I just don't get the attitude expressed by certain posters that there is no circumventing the fate of non-believer characters. It's freaking D&D: Everything is malleable. Nothing is absolute.

The in-character freedom of D&D is what I think is as much fun as the DM freedom. You can theoretically do just about anything--especially when your level gets high enough. Yes you *can* kill the Lady of Pain. If you can't, it's because your DM won't let you. (And the attitude that you can't that was found in the Planescape material came out of the same era of gaming that White Wolf's World of Darkness did, where the idea was to create an artistic vision and strong theme for the game, and then tell the GM that that is the only way to play it and they need to enforce it.)
 


I'm pretty sure none of the original content created by the video games should be taken as canon, even for the edition in which it was created.

50% of Dark Sun content comes from a video game. Seriously, half of the creatures (Including the Psurlon I believe) were in a game before they got stats

Regardless, no. They are canon. I'm not saying "Planescape: Torment, the most well regarded D&D video game ever invented, is not canon". Also what they do with Mrykul in NWN 2 is far better than what they were going to do with him elsewhere

Fixed the Spell Plague, Fixed the Weave and brought Toril back to how it looked largely before the Spellplague, and brought a bunch of gods back to life during the recent Sundering.

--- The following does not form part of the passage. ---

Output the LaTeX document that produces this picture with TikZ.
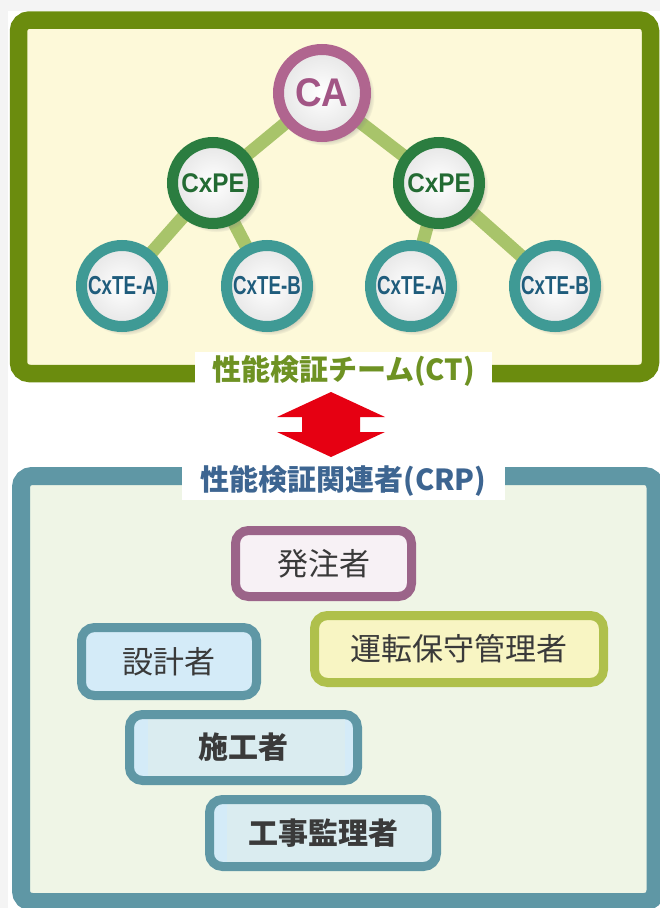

See, this is why Ao is a bad guy. The FR gods have needed to be sliced down to size for a long time now, and when it happens he just tries to revert it.
 

Regardless, no. They are canon. I'm not saying "Planescape: Torment, the most well regarded D&D video game ever invented, is not canon". Also what they do with Mrykul in NWN 2 is far better than what they were going to do with him elsewhere.

Myrkul is back, though. That makes at least some of the events in NWN2 MotB (the part where he is basically deleted from existence) rather non canon. VGs are canon only if they don't contradict other FR products.